Because, let’s face it, sometimes saying hello is not enough.
June, you are impossible.
And I mean that in the most bowled-over and admiring way.
My god, you are an exquisite month. I find it hard to believe that in May I said I wasn’t ready for you. I mean, yes, it’s true. I’m not. Who could possibly be ready for this?
You are outrageous.
Outrageous and all-consuming, with your overnight proliferation of ROSES EVERYWHERE, and the way the entire city is just lush lush lush lush lush.
I can’t bear to be indoors.
I want to walk up all the stone stairways, visit all the gardens, play with all the cats, hum all the hums, and live inside of this heady haze of secret shy delight.
I want to walk for hours in the brisk mornings and then unfold into sunshine with you. Do you see? I didn’t know June would be like this.
I am deep in the stupid, I have no attention span, all I want is June. June!
Seriously, June. You are so over the top, and apparently I am right there with you.
Superpowers of June:
A surprising steadiness.
And a kind of below-the-surface pulse-thrum flutter-thump of possibility.
How you are utterly different from everything I expected.
I don’t know, June.
May was deep waters. May was turning inward. May had loss and May had bright shining moments of redemption.
May had bridges: water meets sea.
And other more internal bridges. May was process.
So I guess I thought we were in for more of that, and then maybe a new adventure on the high seas.

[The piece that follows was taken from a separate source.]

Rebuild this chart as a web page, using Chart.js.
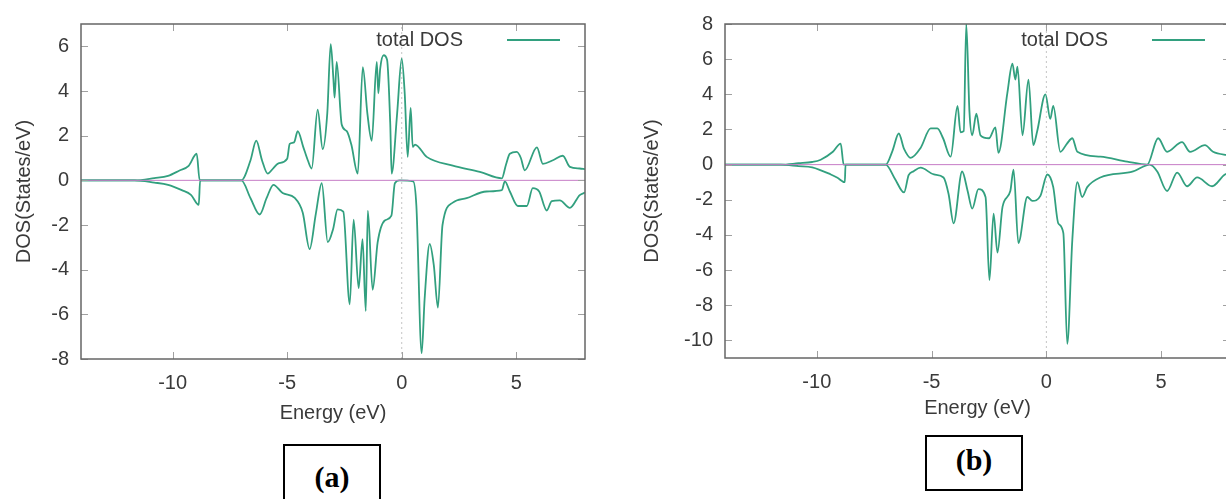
<!DOCTYPE html>
<html>
<head>
<meta charset="utf-8">
<script src="https://cdn.jsdelivr.net/npm/chart.js@4.4.1/dist/chart.umd.min.js"></script>
<style>
    html, body { margin: 0; padding: 0; width: 1226px; height: 499px; overflow: hidden; background: #fff; }
    canvas { position: absolute; top: 0; }
    #chartA { left: 0; }
    #chartB { left: 640px; }
    .tag {
        position: absolute; box-sizing: border-box; border: 2px solid #000;
        font: bold 30px "Liberation Serif", "Times New Roman", serif; text-align: center; color: #000;
    }
    #tagA { left: 283px; top: 444px; width: 98px; height: 70px; line-height: 62px; }
    #tagB { left: 925px; top: 435px; width: 98px; height: 56px; line-height: 46px; }
</style>
</head>
<body>
<canvas id="chartA" width="620" height="430"></canvas>
<canvas id="chartB" width="620" height="430"></canvas>
<div class="tag" id="tagA">(a)</div>
<div class="tag" id="tagB">(b)</div>
<script>
// ---- panel (a) : spin up / spin down total DOS ----
const energyUpA = [-14, -11.66, -10.8, -10.2, -9.7, -9.3, -8.95, -8.82, -7.0, -6.6, -6.35, -6.1, -5.85, -5.6, -5.4, -5.0, -4.89, -4.7, -4.54, -4.3, -4.1, -3.93, -3.67, -3.45, -3.25, -3.1, -2.98, -2.93, -2.84, -2.62, -2.4, -2.2, -1.92, -1.70, -1.5, -1.31, -1.09, -1.02, -0.94, -0.79, -0.64, -0.5, -0.44, -0.2, 0, 0.13, 0.26, 0.39, 0.48, 0.58, 1.09, 2.23, 3.41, 4.37, 4.55, 4.72, 5.02, 5.2, 5.37, 5.9, 6.16, 6.6, 7.03, 7.34, 7.77, 8];
const dosUpA = [0, 0, 0.1, 0.2, 0.44, 0.65, 1.19, 0, 0, 0.9, 1.78, 0.9, 0.3, 0.55, 0.75, 0.97, 1.63, 1.7, 2.2, 1.5, 0.9, 0.53, 3.17, 1.4, 3.0, 6.1, 4.5, 3.7, 5.3, 2.5, 2.2, 1.6, 0.3, 5.07, 3.0, 1.77, 5.3, 3.9, 5.0, 5.6, 5.4, 2.5, 0.3, 3.0, 5.45, 3.9, 1.05, 3.24, 1.5, 1.6, 1.05, 0.66, 0.38, 0.09, 0.7, 1.19, 1.27, 1.0, 0.45, 1.48, 0.74, 0.9, 1.1, 0.6, 0.53, 0.5];
const energyDnA = [-14, -11.66, -10.8, -10.2, -9.6, -9.2, -8.86, -8.8, -7.0, -6.6, -6.2, -5.9, -5.6, -5.2, -4.67, -4.32, -4.02, -3.75, -3.49, -3.23, -3.0, -2.8, -2.55, -2.27, -2.1, -1.88, -1.71, -1.57, -1.48, -1.27, -1.05, -0.74, -0.45, -0.3, -0.09, 0.5, 0.64, 0.87, 1.0, 1.22, 1.4, 1.58, 1.78, 2.23, 2.83, 3.7, 4.37, 4.5, 4.72, 5.07, 5.46, 5.72, 6.0, 6.33, 6.55, 6.9, 7.34, 7.77, 8];
const dosDnA = [0, 0, -0.1, -0.2, -0.44, -0.65, -1.1, 0, 0, -0.8, -1.53, -0.8, -0.2, -0.57, -0.79, -1.45, -3.08, -1.5, -0.13, -2.77, -2.2, -1.3, -1.4, -5.55, -1.76, -4.83, -2.63, -5.85, -1.36, -4.9, -2.77, -1.8, -1.58, -0.13, 0, -0.05, -1.15, -7.74, -5.3, -2.85, -3.8, -5.7, -2.0, -1.0, -0.8, -0.5, -0.44, -0.05, -0.5, -1.15, -1.15, -0.35, -0.5, -1.35, -0.93, -0.9, -1.23, -0.66, -0.55];

// ---- panel (b) ----
const energyUpB = [-14, -11.57, -10.8, -10.2, -9.83, -9.3, -8.96, -8.83, -7.0, -6.7, -6.43, -6.2, -5.91, -5.48, -5.04, -4.75, -4.5, -4.17, -3.87, -3.74, -3.6, -3.49, -3.35, -3.23, -3.05, -2.87, -2.5, -2.22, -2.09, -1.7, -1.48, -1.35, -1.26, -1.04, -0.78, -0.57, -0.4, -0.04, 0.17, 0.3, 0.61, 0.9, 1.13, 1.35, 2.35, 3.52, 4.39, 4.87, 5.26, 5.91, 6.26, 6.91, 7.26, 7.83, 8];
const dosUpB = [0, 0, 0.08, 0.15, 0.28, 0.73, 1.2, 0, 0, 0.8, 1.77, 0.9, 0.39, 0.95, 2.06, 2.06, 1.5, 0.45, 3.34, 1.84, 1.9, 8.0, 3.0, 1.67, 2.9, 1.67, 1.5, 2.12, 0.67, 4.07, 5.74, 4.84, 5.57, 1.67, 4.84, 1.11, 1.9, 4.0, 2.6, 3.34, 0.73, 1.2, 1.5, 0.73, 0.45, 0.17, 0.0, 1.5, 0.73, 1.28, 0.73, 1.11, 0.73, 0.56, 0.55];
const energyDnB = [-14, -11.57, -10.8, -10.2, -9.39, -9.1, -8.78, -8.75, -7.0, -6.6, -6.2, -6.0, -5.78, -5.48, -4.9, -4.48, -4.26, -4.04, -3.67, -3.43, -3.23, -2.96, -2.65, -2.48, -2.3, -2.13, -1.91, -1.57, -1.43, -1.22, -0.83, -0.61, -0.26, 0.04, 0.3, 0.52, 0.74, 0.91, 1.13, 1.35, 1.56, 1.78, 2.35, 3.78, 4.5, 4.83, 5.26, 5.7, 6.13, 6.57, 7.22, 7.78, 8];
const dosDnB = [0, 0, -0.08, -0.15, -0.56, -0.75, -1.0, 0, 0, -0.8, -1.58, -0.6, -0.37, -0.17, -0.56, -0.73, -1.67, -3.34, -0.39, -1.5, -2.5, -1.39, -1.84, -6.57, -2.79, -5.0, -2.4, -1.5, -0.28, -4.46, -1.84, -2.06, -1.78, -0.56, -1.28, -3.34, -3.9, -10.2, -4.3, -1.0, -1.84, -1.28, -0.73, -0.39, 0, -0.39, -1.5, -0.45, -1.23, -0.73, -1.23, -0.56, -0.5];

// axes
const energyRange = [-14, 8];
const xTickValues = [-10, -5, 0, 5];
const yRangeA = [-8, 7];
const yTicksA = [-8, -6, -4, -2, 0, 2, 4, 6];
const yRangeB = [-11, 8];
const yTicksB = [-10, -8, -6, -4, -2, 0, 2, 4, 6, 8];
const zeroLevel = [0, 0];
const fermiEnergy = [0, 0];
const keyLabel = 'total DOS';

const DOS_GREEN = '#32a07f';
const FONT = '"Liberation Sans", Arial, sans-serif';
const TEXT = '#3a3a3a';

const zip = (xs, ys) => xs.map((x, i) => ({ x: x, y: ys[i] }));

// gnuplot look: frame, inward ticks on all sides, key at top right
const gnuplotFrame = {
    id: 'gnuplotFrame',
    afterDraw(chart) {
        const { ctx, chartArea: a, scales } = chart;
        ctx.save();
        ctx.strokeStyle = '#a0a0a0';
        ctx.lineWidth = 1;
        ctx.beginPath();
        scales.x.ticks.forEach(t => {
            const px = Math.round(scales.x.getPixelForValue(t.value)) + 0.5;
            ctx.moveTo(px, a.bottom); ctx.lineTo(px, a.bottom - 7);
            ctx.moveTo(px, a.top); ctx.lineTo(px, a.top + 7);
        });
        scales.y.ticks.forEach(t => {
            const py = Math.round(scales.y.getPixelForValue(t.value)) + 0.5;
            ctx.moveTo(a.left, py); ctx.lineTo(a.left + 7, py);
            ctx.moveTo(a.right, py); ctx.lineTo(a.right - 7, py);
        });
        ctx.stroke();

        ctx.strokeStyle = '#666';
        ctx.lineWidth = 1.5;
        ctx.strokeRect(a.left, a.top, a.right - a.left, a.bottom - a.top);

        // key
        const ky = a.top + 16;
        ctx.font = '20px ' + FONT;
        ctx.fillStyle = TEXT;
        ctx.textAlign = 'right';
        ctx.textBaseline = 'middle';
        ctx.fillText(keyLabel, a.right - 122, ky);
        ctx.strokeStyle = DOS_GREEN;
        ctx.lineWidth = 2;
        ctx.beginPath();
        ctx.moveTo(a.right - 78, ky); ctx.lineTo(a.right - 25, ky);
        ctx.stroke();
        ctx.restore();
    }
};

function makePanel(canvasId, p) {
    const ctx = document.getElementById(canvasId).getContext('2d');
    const curve = {
        showLine: true, borderColor: DOS_GREEN, borderWidth: 1.8, pointRadius: 0,
        cubicInterpolationMode: 'monotone'
    };
    return new Chart(ctx, {
        type: 'scatter',
        data: {
            datasets: [
                {   // zero reference line
                    data: zip(energyRange, zeroLevel),
                    showLine: true, borderColor: '#c67cc6', borderWidth: 1, pointRadius: 0
                },
                Object.assign({ data: zip(p.upE, p.upD) }, curve),
                Object.assign({ data: zip(p.dnE, p.dnD) }, curve),
                {   // Fermi level
                    data: zip(fermiEnergy, p.yRange),
                    showLine: true, borderColor: '#c4c4c4', borderWidth: 1, borderDash: [2, 3], pointRadius: 0
                }
            ]
        },
        options: {
            responsive: false,
            animation: false,
            devicePixelRatio: 1,
            layout: { padding: { top: 17, right: p.padRight, left: 0, bottom: 0 } },
            plugins: { legend: { display: false }, tooltip: { enabled: false } },
            scales: {
                x: {
                    type: 'linear', min: energyRange[0], max: energyRange[1],
                    afterBuildTicks: s => { s.ticks = xTickValues.map(v => ({ value: v })); },
                    afterFit: s => { s.height = p.xAxisHeight; },
                    grid: { display: false, drawTicks: false },
                    border: { display: false },
                    ticks: { padding: 12, color: TEXT, font: { family: FONT, size: 20 } },
                    title: { display: true, text: 'Energy (eV)', color: TEXT, padding: { top: 0, bottom: p.xTitlePad }, font: { family: FONT, size: 20 } }
                },
                y: {
                    type: 'linear', min: p.yRange[0], max: p.yRange[1],
                    afterBuildTicks: s => { s.ticks = p.yTicks.map(v => ({ value: v })); },
                    afterFit: s => { s.width = p.yAxisWidth; },
                    grid: { display: false, drawTicks: false },
                    border: { display: false },
                    ticks: { padding: 12, color: TEXT, font: { family: FONT, size: 20 } },
                    title: { display: true, text: 'DOS(States/eV)', color: TEXT, padding: { top: p.yTitlePad, bottom: 0 }, font: { family: FONT, size: 20 } }
                }
            }
        },
        plugins: [gnuplotFrame]
    });
}

document.addEventListener('DOMContentLoaded', () => {
    makePanel('chartA', {
        upE: energyUpA, upD: dosUpA, dnE: energyDnA, dnD: dosDnA,
        yRange: yRangeA, yTicks: yTicksA,
        padRight: 35, yAxisWidth: 81, xAxisHeight: 71, yTitlePad: 12, xTitlePad: 5
    });
    makePanel('chartB', {
        upE: energyUpB, upD: dosUpB, dnE: energyDnB, dnD: dosDnB,
        yRange: yRangeB, yTicks: yTicksB,
        padRight: 30, yAxisWidth: 85, xAxisHeight: 72, yTitlePad: 0, xTitlePad: 10
    });
});
</script>
</body>
</html>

But June isn’t sailing. June is ISLAND. June is all the islands at once.
June is tearing things up and knocking them down, but somehow in this inexplicably and deliciously peaceful way. I don’t really understand it either.
My wishes for June.
May everything that is done be released.
May all the pieces land in new and beautiful formations, just like in Shiva Nata.
Also, Incoming Me told me a secret about the completion of a passage and what she called illumination through elimination. Yes, please. I’m still not entirely sure what it all means yet but I’ll take it.
My promise to June.
Appreciation. Recognition. Adoration of June-ness. Wonder.
I will laugh when I can and cry when I can’t, but I am here.
I am here.
So dance it up and dance it out. Let’s break things, create things, invent a new lexicon of pleasure and play.
Let’s be trouble together. There will be balloons and elaborate baroque rock formations. Ridiculous birds. Moths whispering truth.
Let’s do it.
June, keep delighting me with unexpected and intense moments of not knowing what the hell is going on. I can take it. Or maybe I can’t, but as Incoming Me whispered onto a blank page:
Courage. Courage. Faith. Faith. Faith.
Join me if you like. The commenting blanket fort.
This practice varies from month to month.
You are welcome to write your own hello letter (or steamy love letter) to June , if you like.
Or you can leave little pebbles for my love letter. Or drop off some gwishes for the month.
As always, we make this a safe space by not telling each other what to do, how to be or how to feel. We make room for each other.
Wishing you the most beautiful June possible. May it be full of unexpectedly good things.